Key lyric: “People tell me to shut your mouth – keep your beautiful lies because I’m not concerned.”

GOD CONTROL: A strong one-two punch of edgy Madonna tracks. Long rumoured, Madonna takes on the issue of gun control in the US with this heady six-minute plus track where powerful lyrics and gun shots run under a swirly electric beat that becomes euphoric. There’s a Vogue-style rap for good measure too.
Key lyric: “People think that I’m insane, insane people think I’m mad.”

FUTURE: Performed at Eurovision with the rapper Quavo, the reggae-infused track is a message of hope following the bleak God Control. It’s a Sunday afternoon in the park vibe, very of the moment.

BATUKA: This features Portuguese instruments and Madonna recorded it with locals.
The powerful chanting chorus became a family affair with her daughters contributing some vocals. And I’m told son David Banda is even credited as one of the writers.
The song feels like the beginning of a revolution. Queen Madonna is rallying her troops, ready for battle. It’s empowering and – helpfully – feels like you can actually dance to it.

KILLERS WHO ARE PARTYING: Here Madonna invokes many minority groups – full list: gay, African, poor, children, Islamic, Israeli, Native American – and a woman, in one of the more controversial moments on the album.
Key lyric: “I’ll be a woman if she’s raped and her heart is breaking.”

CRAVE: Already released, this sweet grower of a song sees Madonna layer her vocals to great effect as she sings of the risk of her cravings, presumably romantic or sexual, “getting dangerous”. The closest we get to a Madonna love song on the album.

CRAZY: My highlight track, this is a soaring, stripped-back pop masterpiece. The chorus is musically joyous but the lyrics are full of the pain of being let down by a lover or family member. It’s the “last time I wake up for you”, she insists. Her Eighties prowess is still in full effect when she wishes to access it.
Key lyric: “If you think I’ve been foolish then I’ll only let you fool me once, so baby shame on you.”

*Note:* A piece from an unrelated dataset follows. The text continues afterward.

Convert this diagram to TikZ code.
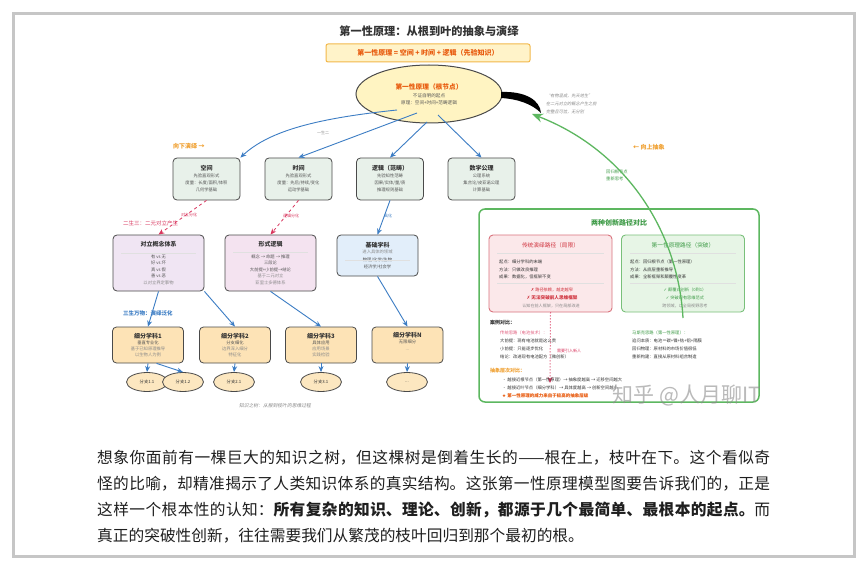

COME ALIVE: Another moment of spectacular pop, smack bang in the middle of the album. The ethereal song has no traditional chorus, but great use of Auto-Tune and a fabulous choir.

EXTREME OCCIDENT: Middle Eastern beats power another experimental moment where Madonna examines her place in the world and decides “life is a circle”. She remains defiant, with the ongoing theme being her unwillingness to bend to the way society tries to mould her: “I don’t want to blend in, why do you want me to?”
This has been an ongoing thread throughout Madonna’s career. When will her detractors get the message?
Key lyric: “I guess I’m lost, I paid a handsome cost.”

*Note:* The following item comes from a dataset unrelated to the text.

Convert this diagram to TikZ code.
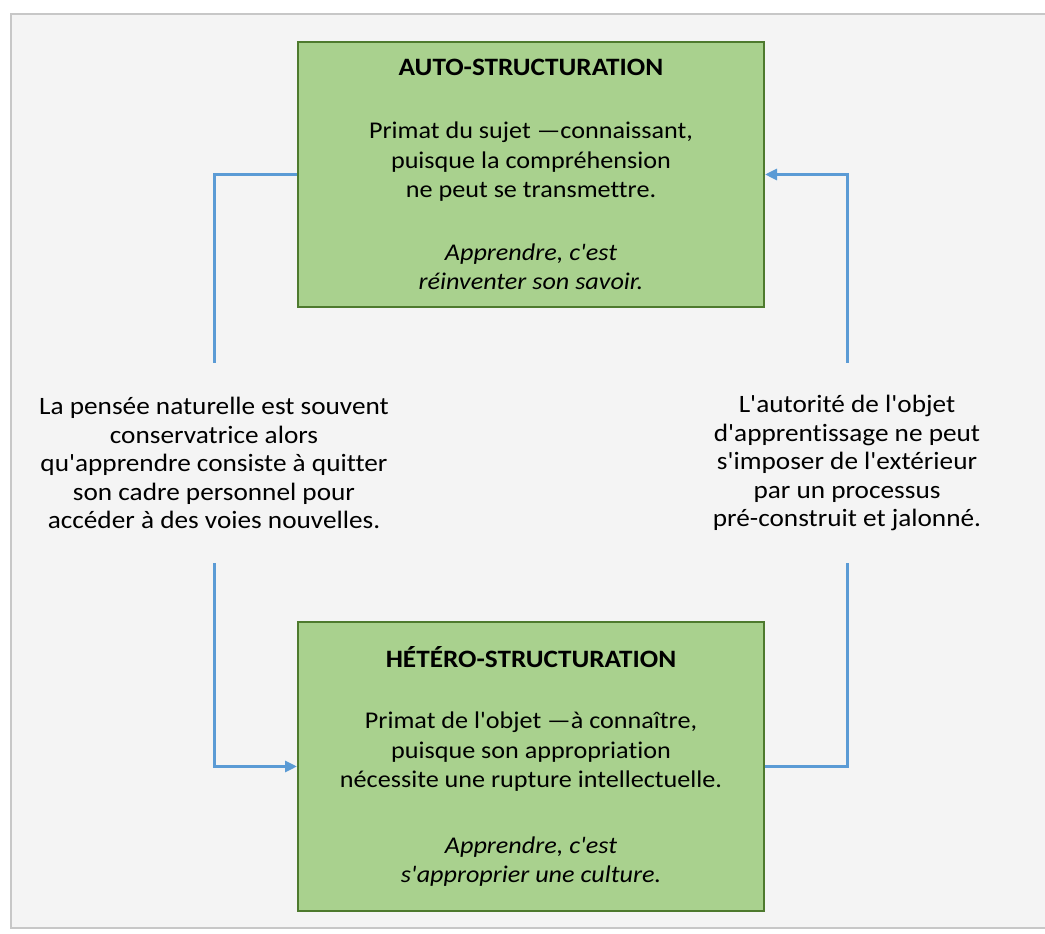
\documentclass[tikz,border=0pt]{standalone}
\usepackage{fontspec}
\setmainfont{Carlito}[Ligatures={TeXOff, NoCommon}, FakeStretch=1.09]
\usepackage{tikz}
\usetikzlibrary{arrows.meta}
\definecolor{boxFill}{HTML}{A9D18E}
\definecolor{boxLine}{HTML}{4E7A2E}
\definecolor{linkColor}{HTML}{5B9BD5}
\definecolor{pageColor}{HTML}{F4F4F4}

\begin{document}
\begin{tikzpicture}[x=1pt, y=1pt,
    stagebox/.style={draw=boxLine, line width=2pt, fill=boxFill, inner sep=0pt,
        minimum width=466pt, align=center, font=\fontsize{24}{29.5}\selectfont},
    stagetitle/.style={},
    sidetext/.style={inner sep=0pt, minimum height=200pt, align=center,
        font=\fontsize{25}{28.5}\selectfont},
    link/.style={draw=linkColor, line width=3pt},
    tip/.style={-{Triangle[length=12pt, width=11pt]}}]
    \useasboundingbox (0, 0) rectangle (1045, 934);
    \fill[white] (0, 0) rectangle (1045, 934);
    \draw[draw=black!22, line width=2.5pt, fill=pageColor] (11, 6) rectangle (1050, 920);

    % the two stages
    \node[stagebox, minimum height=265pt] (auto) at (531, 759.5) {%
        \fontsize{25}{29.5}\selectfont\textbf{AUTO-STRUCTURATION}\\[34pt]
        Primat du sujet —connaissant,\\
        puisque la compréhension\\
        ne peut se transmettre.\\[33pt]
        \textit{Apprendre, c'est}\\
        \textit{réinventer son savoir.}};
    \node[stagebox, minimum height=289pt] (hetero) at (531, 167.5) {%
        \fontsize{25}{29.5}\selectfont\textbf{HÉTÉRO-STRUCTURATION}\\[32pt]
        Primat de l'objet —à connaître,\\
        puisque son appropriation\\
        nécessite une rupture intellectuelle.\\[36pt]
        \textit{Apprendre, c'est}\\
        \textit{s'approprier une culture.}};

    % what drives the passage from one to the other
    \node[sidetext] (naturelle) at (214, 471) {%
        La pensée naturelle est souvent\\
        conservatrice alors\\
        qu'apprendre consiste à quitter\\
        son cadre personnel pour\\
        accéder à des voies nouvelles.};
    \node[sidetext] (autorite) at (847, 471) {%
        L'autorité de l'objet\\
        d'apprentissage ne peut\\
        s'imposer de l'extérieur\\
        par un processus\\
        pré-construit et jalonné.};

    \draw[link] (auto.west) -| (naturelle.north);
    \draw[link, tip] (naturelle.south) |- (hetero.west);
    \draw[link] (hetero.east) -| (autorite.south);
    \draw[link, tip] (autorite.north) |- (auto.east);
\end{tikzpicture}
\end{document}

FAZ GOSTOSO: Most out and out fun moment on the album – a Latin celebration of how to move your body and party. The street party vibe near the end of the track is total euphoria.

BITCH I’M LOCO: Maluma returns for the naughtiest track on the album, where Madonna sexes it up once more.
The highlight is the two of them speaking with each other flirtatiously towards the end. When he asks her, “Where do you want me to put this?” she replies: “Oh you can put it inside.”
Ooh la la!

I DON’T SEARCH I FIND: Harking back to her Ray Of Light and Confessions era, Madonna pushes her vocals over a stomping club beat.
She appears to pay tribute to her own career with various self-referential moments, including the famous clicks from Vogue and an Erotica-esque spoken-word section.

LOOKING FOR MERCY: My second favourite moment on the album, this is Madonna at her most vulnerable as she appears to open up about her personal life in more detail, singing, “I’m looking for love”.
Key lyric: “Somebody teach me to love, somebody help me to rise above.”

I RISE: The perfect sunset to a very vibrant album. Powerful, haunting and lyrically one of the most consistently strong on Madame X.
After spending the album telling everyone not to criticise her, or tell her what to do, it’s smart to end the record by saying: “I rise up above it all.” So whatever you say has little consequence anyway.

Madonna will still continue to be Madonna.

And judging by Madame X . . . thank God for that.